When a Stanford University professor, a design thinking pioneer, sought to remodel one of the university’s modest faculty homes, it was inevitable that the process—a deeply personal collaboration—and the project would be unlike any other.
In reworking the compartmentalized floor plan of the original 1970’s home, the team sought to distill the design to experiences central to day-to-day life—workshop, living area, and bedroom. From the street, the house is curiously simple at first glance: a stealth ranch-style home, paired back to the essential lines of its suburban vernacular, and painted shadow grey. New features are expressed as subtly disorienting counterpoints—a large, concealed pivoting front door, a curved protrusion screening a bedroom patio, and an abstracted “barn” workshop addition.
Staying within the existing footprint, the design simplifies and opens up the interiors: A bedroom blends into a kitchen, which blends into living rooms both inside and out. Minimal details and neutral finishes anticipate an evolving composition of the client’s art and design collection, including custom pieces by Ettore Sottsass. The courtyard, once closed off from the house, is now its undisputed heart.
The home’s open and connected spaces ultimately flow to the client’s workshop, a new separate structure dedicated to unbounded exploration. The shop’s industrial frame, wrapped in wood and glass, offers a clever reply to local pitched-roof mandates, while also providing a raw and tough space that is ready for anything.

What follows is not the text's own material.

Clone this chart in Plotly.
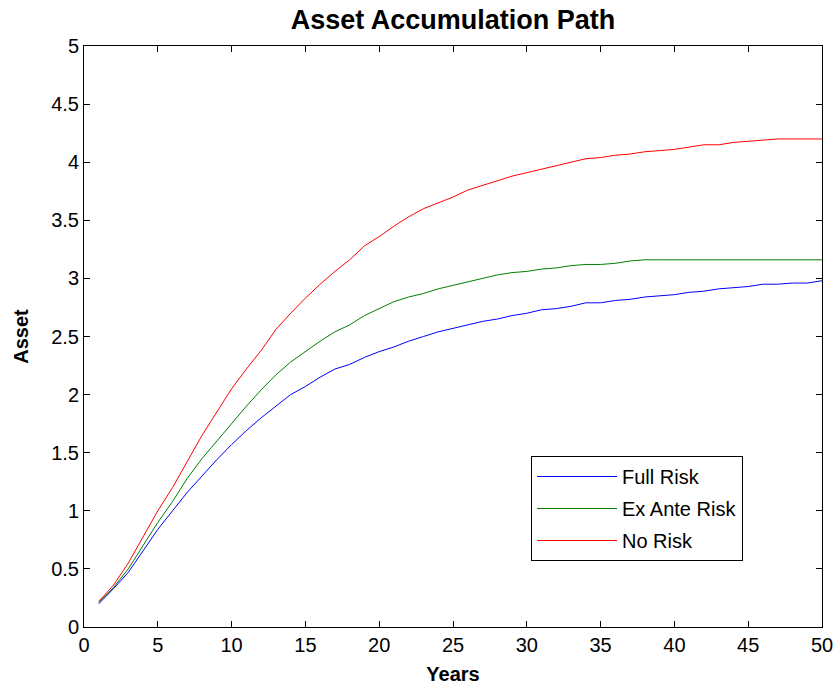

Sliding glass doors and operable windows provide cooling cross ventilation for the house and studio. The workshop and courtyard are unconditioned spaces, expanding usable areas without increasing energy consumption. In the house, new sculptural voids with skylights enhance daylight and sightlines without introducing excessive heat gain. Living spaces extend to the courtyard-living room, where a custom UV-rated canopy can be pulled to float over the space for cooling shade. At the studio, indirect light from north-facing clerestory windows recreates the classic painters studio and provides an atmosphere for introspection and creativity. Throughout the design, the team also sought opportunities of re-use such as retaining the house’s structure, integrating modern detailing into the original T1-11 plywood siding, and selecting wood flooring made of piers salvaged from San Francisco’s old Transbay Terminal.
Rethinking the traditional front yard, the new landscape presents an imaginary world composed of drought-tolerant plantings and permeable areas of gravel. Cacti, understory grasses, native trees and hedges screen the private and public realms of this prominent corner lot. Celebrating color, seasonality, and the passage of time, muhly grasses cast a field of pink over the landscape in the fall. The landscape design resides in playful dialogue with the home, and is a gift to the neighborhood as well as local fauna.